Lebrun originally assisted on the King Features Syndicate comic strip Blondie as early as 1977, furnishing the strip's owner Dean Young with gag scripts.
In 1982, Lebrun became Blondie's assistant illustrator to head artist Mike Gersher. In this capacity, Lebrun inked the lettering, backgrounds and incidental and secondary characters of the strip. Gersher left the strip in 1984 and was replaced that same year with veteran comic strip illustrator Stan Drake. Drake was the head artist of the strip until his death in 1997. Cartoonist Jeff Parker assisted with the production of the daily strip from 1996 until Lebrun's departure.
In May 1997, Lebrun took over full artistic responsibilities of the strip and was the lead artist until 2005. His final illustrations appeared in the Sunday, July 31, 2005 edition of the strip. The last Lebrun signature was on the September 3, 2005 strip According to comics historian R. C. Harvey, Lebrun was succeeded by John Marshall, although Marshall remained uncredited until Sunday, January 7, 2007. Marshall had been assisting Lebrun and Jeff Parker on the daily Blondie since December 2002.

Digital Dagwood

During his tenure with Blondie, Lebrun introduced changes to the appearance and production of the strip. Almost immediately after taking the helm, Lebrun began to modernize it by updating Dagwood's wardrobe, replacing dial-tone phones with touch-tone phones, adding computer terminals to Dagwood's place of work and replacing paper charts with digital presentations. In spite of these changes, Lebrun kept the appearance of the strip close to the style of previous Blondie veteran artist Jim Raymond.
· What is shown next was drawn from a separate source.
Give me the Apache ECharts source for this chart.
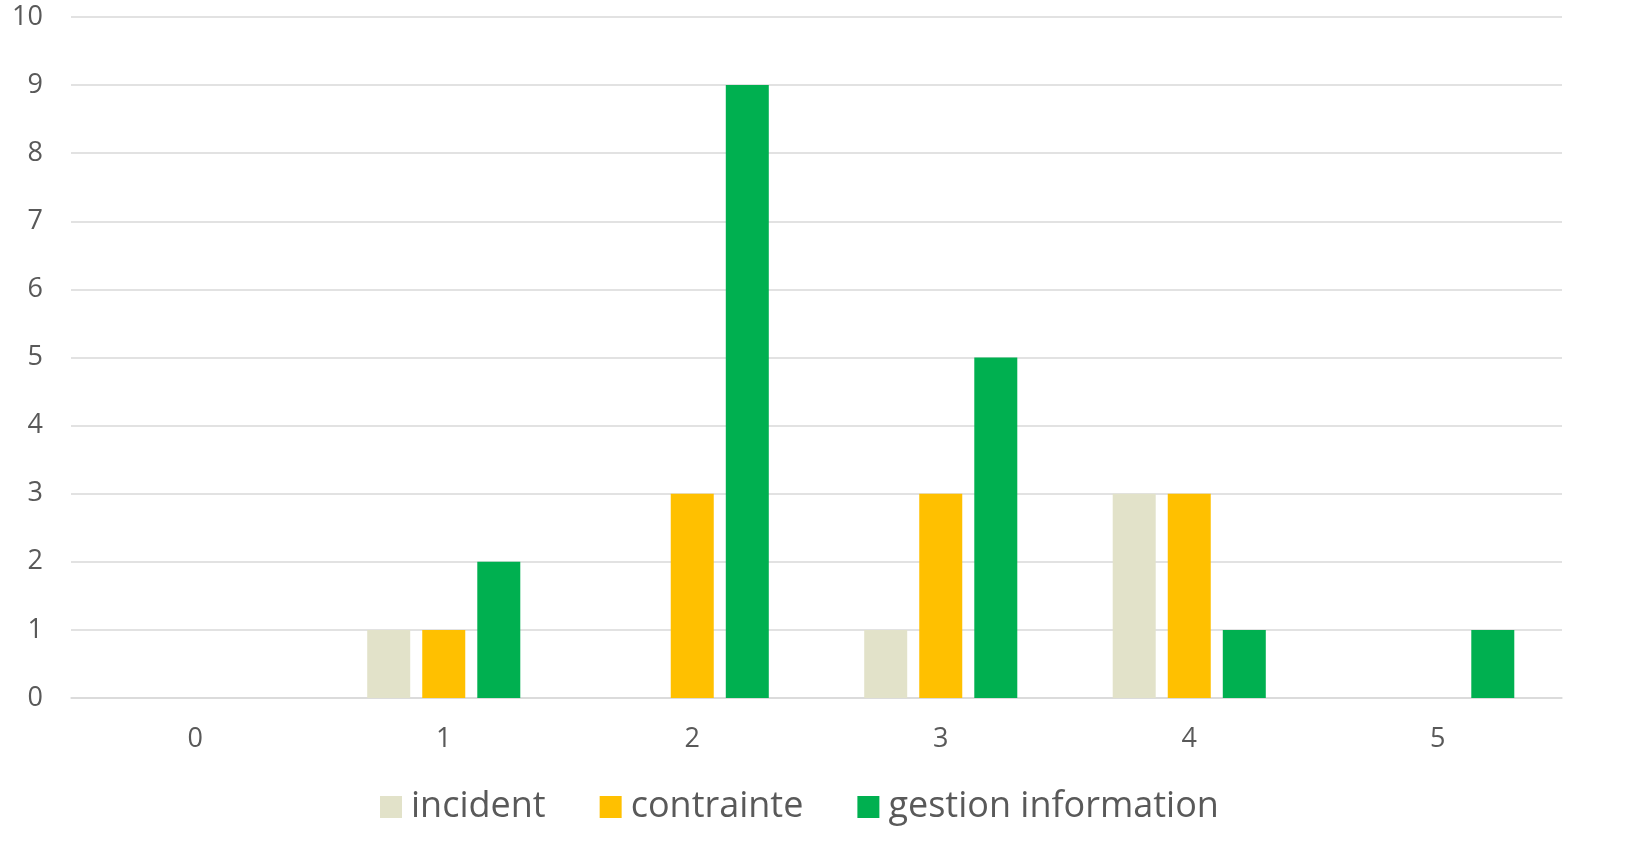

As early as 1985, Lebrun began to use the computer as a means to streamline and modernize production. Originally, he employed the conventional tools and materials used by earlier Blondie artists: steel pen points, Strathmore two-ply plate finish paper and Pelikan drawing ink. By January 2002, Lebrun made the strip's production fully digital, abandoning paper, pencil and ink in favor of the PowerPC G4.